With Sega’s new Daytona Championship USA on the market and available to play in arcades this Summer, there is a good chance that you have come across a unit or two. Sega has been giving their flagship arcade IP plenty of attention, even launching a “Daytona Championship USA – Where To Race” location finder album on Facebook.
Right as I logged in to Youtube this morning, Sega had just barely uploaded a new effort that is targetted towards operators of Daytona Championship USA machines. The voice over in the video states that it is a part of the “Daytona How-To series” while the title is the Operator Settings Tutorial. This is not something that the player is going to be able to access but I know that plenty of gamers have been curious as to how locations would set the game up. I also have heard reports that the game is a little challenging to setup when it comes to the network link (not entirely sure why that is), which is why some players might have come across a pair of units that are not connected.
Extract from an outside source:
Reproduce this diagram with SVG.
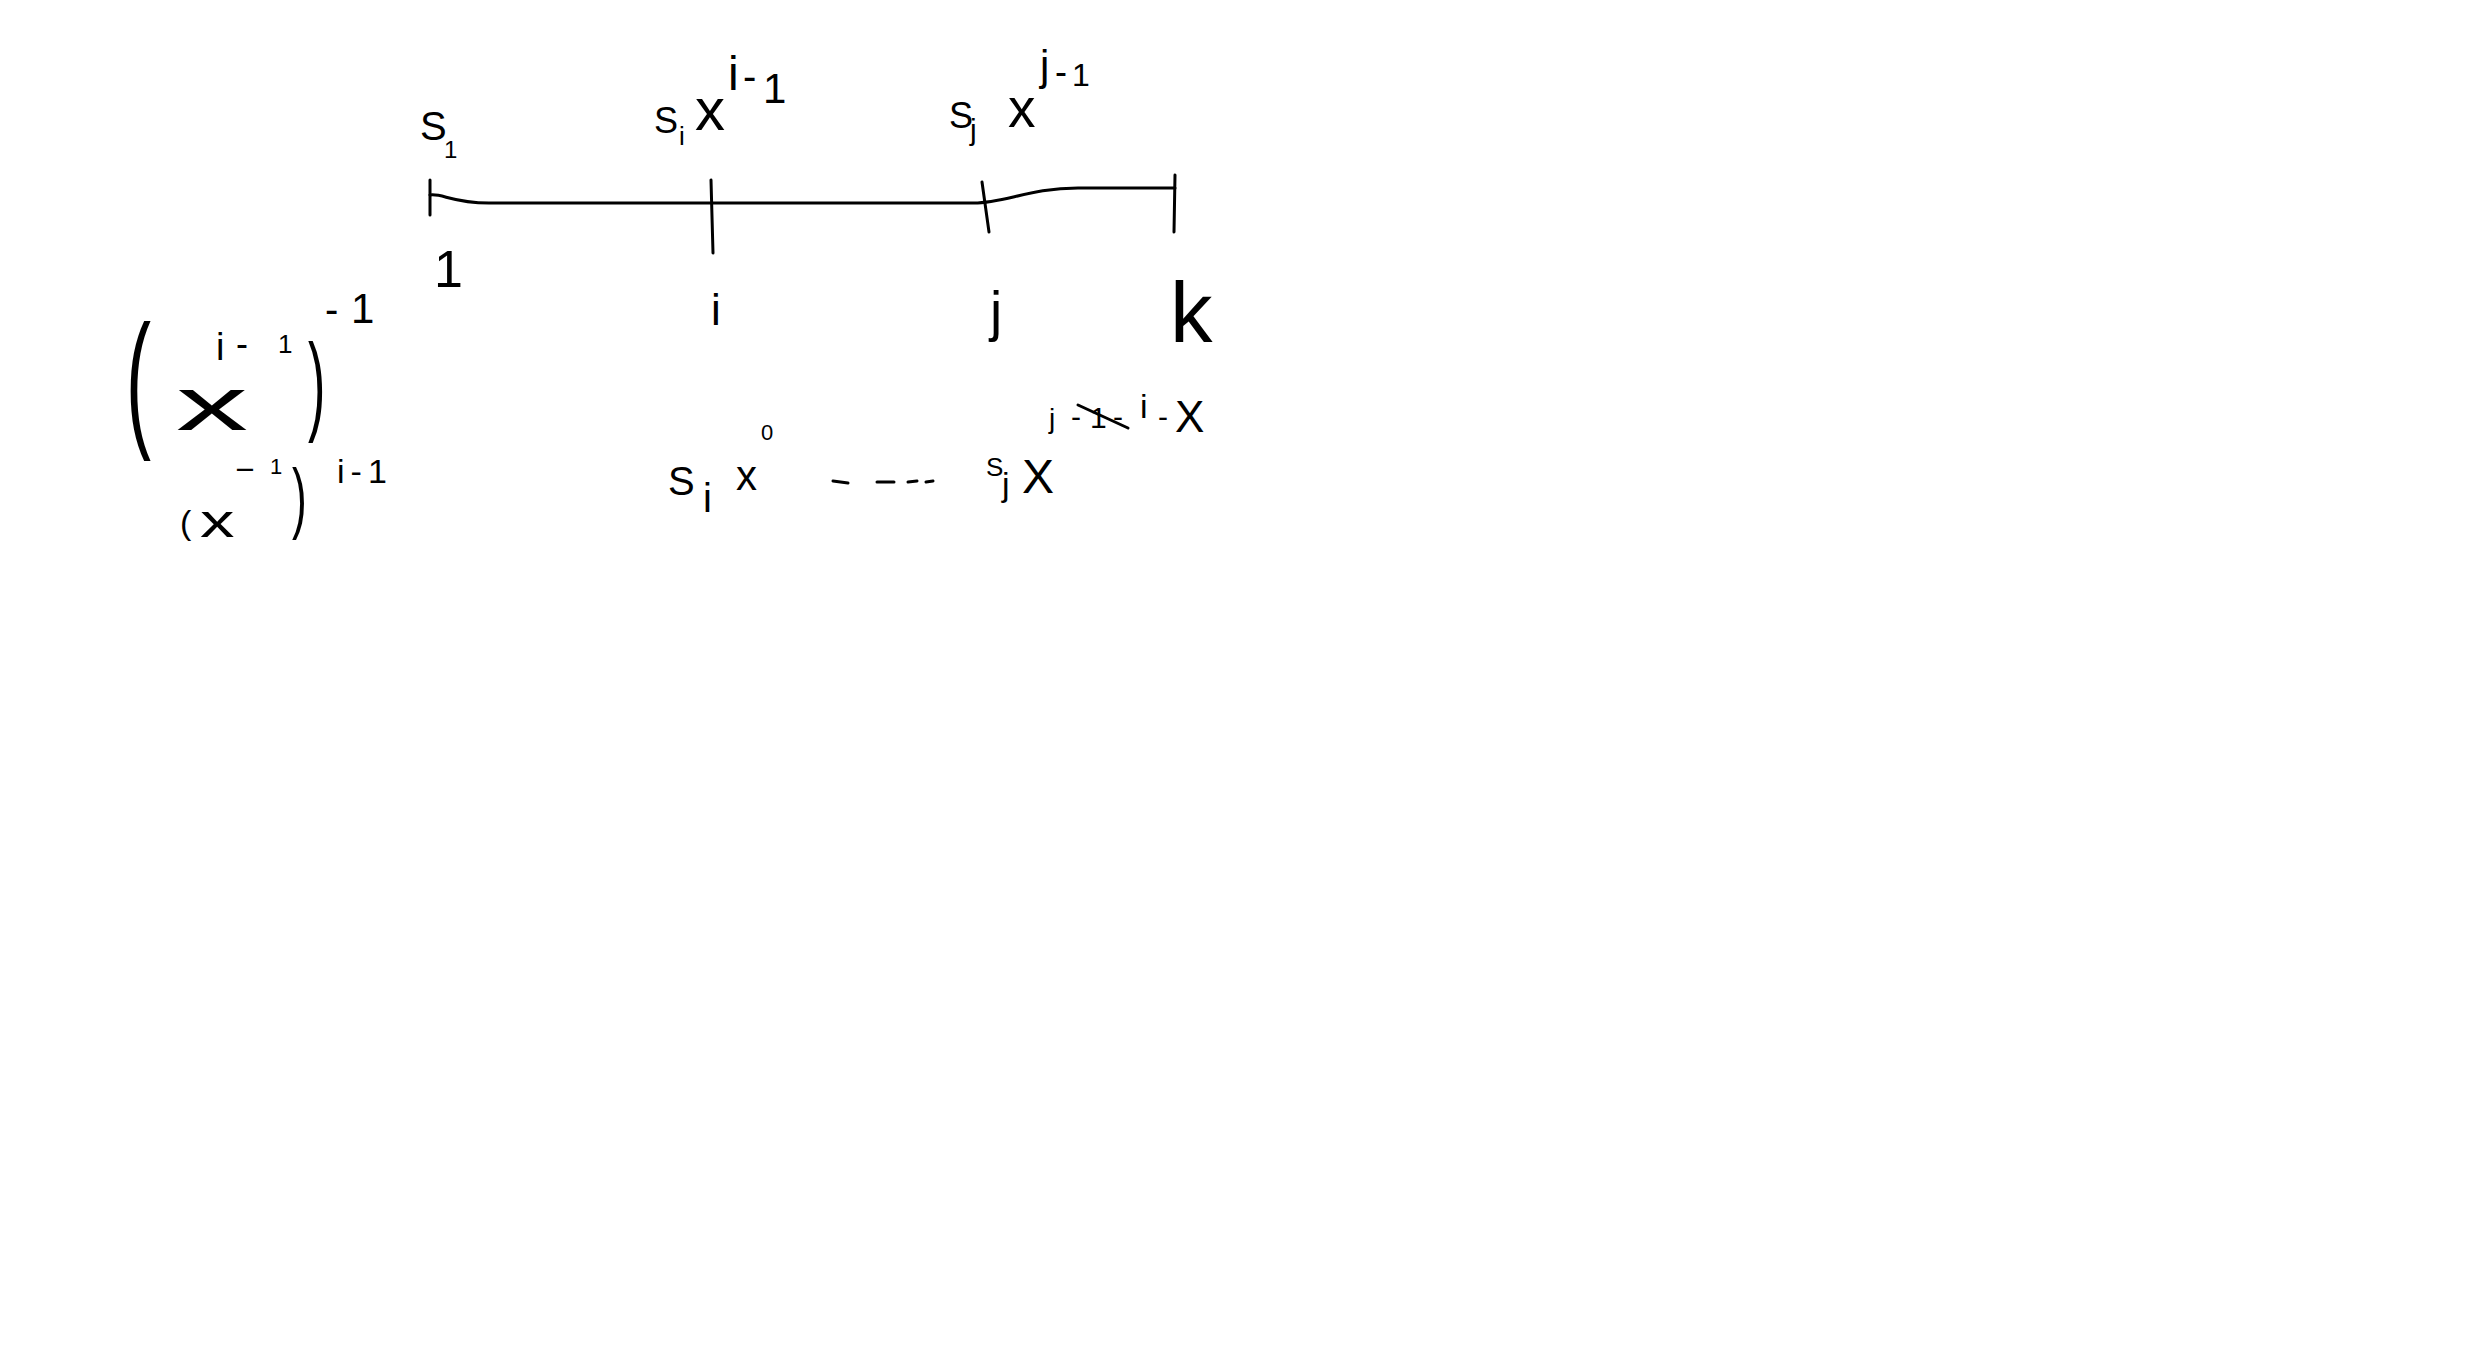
<svg xmlns="http://www.w3.org/2000/svg" width="2465" height="1371" viewBox="0 0 2465 1371">
<style>
.s{fill:none;stroke:#000;stroke-width:3;stroke-linecap:round;stroke-linejoin:round}
text{font-family:"Liberation Sans","DejaVu Sans",sans-serif;fill:#000}
</style>
<rect width="2465" height="1371" fill="#fff"/>
<g id="numberline">
<path class="s" d="M430,195 C442,193 452,203 489,203 L974,203 C1005,203 1030,188 1078,188 L1175,188"/>
<path class="s" d="M430,180 L430,215"/>
<path class="s" d="M711,180 L713,253"/>
<path class="s" d="M982,182 L989,232"/>
<path class="s" d="M1175,175 L1174,232"/>
</g>
<g id="label-s1">
<text x="420" y="140" font-size="40">S</text>
<text x="444" y="158" font-size="24">1</text>
</g>
<g id="label-si">
<text x="654" y="133" font-size="36">S</text>
<text x="679" y="145" font-size="26">i</text>
<text x="695" y="130" font-size="60">x</text>
<text x="728" y="90" font-size="48">i<tspan x="743" y="90" font-size="40">-</tspan><tspan x="763" y="103" font-size="42">1</tspan></text>
</g>
<g id="label-sj">
<text x="949" y="128" font-size="36">S</text>
<text x="970" y="140" font-size="30">j</text>
<text x="1008" y="127" font-size="55">x</text>
<text x="1040" y="80" font-size="42">j<tspan x="1055" y="84" font-size="36">-</tspan><tspan x="1072" y="86" font-size="32">1</tspan></text>
</g>
<g id="index-labels">
<text x="434" y="287" font-size="52">1</text>
<text x="711" y="325" font-size="44">i</text>
<text x="990" y="330" font-size="55">j</text>
<text x="1170" y="342" font-size="85">k</text>
</g>
<g id="formula-top">
<text transform="translate(126,430) scale(1.5,3)" font-size="50">(</text>
<text x="176" y="430" font-size="76"><tspan textLength="72" lengthAdjust="spacingAndGlyphs">x</tspan><tspan x="216" y="360" font-size="38">i</tspan><tspan x="236" y="356" font-size="36">-</tspan><tspan x="278" y="353" font-size="26">1</tspan></text>
<text transform="translate(308,420) scale(1.3,2.75)" font-size="40">)</text>
<text x="325" y="323" font-size="40">-</text>
<text x="351" y="323" font-size="42">1</text>
</g>
<g id="formula-bottom">
<text x="180" y="534" font-size="34">(</text>
<text transform="translate(200,537) scale(1.5,1)" font-size="46">x</text>
<text transform="translate(234,478) scale(2.2,1)" font-size="30">-</text>
<text x="270" y="474" font-size="22">1</text>
<text transform="translate(292,524) scale(1.3,2.3)" font-size="34">)</text>
<text x="337" y="483" font-size="34" letter-spacing="6">i-1</text>
</g>
<g id="term-si">
<text x="668" y="495" font-size="40">S</text>
<text x="703" y="512" font-size="40">i</text>
<text x="736" y="490" font-size="42">x</text>
<text x="761" y="440" font-size="22">0</text>
</g>
<g id="dots">
<path class="s" d="M833,481 L848,483 M877,482 L894,482 M908,482 L917,481 M926,482 L933,481"/>
</g>
<g id="term-sj">
<text x="986" y="476" font-size="26">S</text>
<text x="1002" y="496" font-size="34">j</text>
<text x="1022" y="493" font-size="48">X</text>
</g>
<g id="scratched">
<text x="1049" y="428" font-size="28">j</text>
<text x="1071" y="427" font-size="30">-</text>
<text x="1090" y="428" font-size="30">1</text>
<path class="s" d="M1078,405 L1128,428"/>
<text x="1113" y="427" font-size="30">-</text>
<text x="1140" y="418" font-size="34">i</text>
<text x="1158" y="427" font-size="30">-</text>
<text x="1175" y="432" font-size="44">X</text>
</g>
</svg>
Anyways, here’s the video – if you are an operator with the game, it should be of interest. I’ve never seen a company produce a video tutorial quite like this, showing the base options, options for kids to locations that focus on gamers. If you are just a fan, then this does give you a chance to see how extensive the options are in the game and know what to look for; once Sega posts the next video of the Tournament Mode setup, I’ll add it to this post; would also be nice for them to do this for players to teach things like drifting…
Comments? Since I worked as a professional tech support trainer (taught people how to fix computers) and I’ve been a salesperson for arcade equipment distributors, I really can appreciate what this is doing. One major complaint I have against modern manufacturers is that they do little to train their distributors on product features(rare exceptions include the Big Buck HD sales manual which was 55 pages long; that was great). Most of the time, they make nearly worthless flyers that provide an incomplete picture of all game features, expect you to get all answers at a trade show and just leave it at that. Any questions you had to try and get a hold of someone on the phone but that is not exactly optimal, especially when a product is complicated (the hours I spent trying to learn about vending machines when they wanted to explain everything over the phone instead of sending details in writing…what a nightmare). It’s not terribly helpful in selling product or making sure that it is optimally configured once the game arrives since not all locations are the same. Support like this is needed from all game creators. I have thought about doing videos like these with the games that I have but it is certainly nice to see a manufacturer take steps to show things like this off.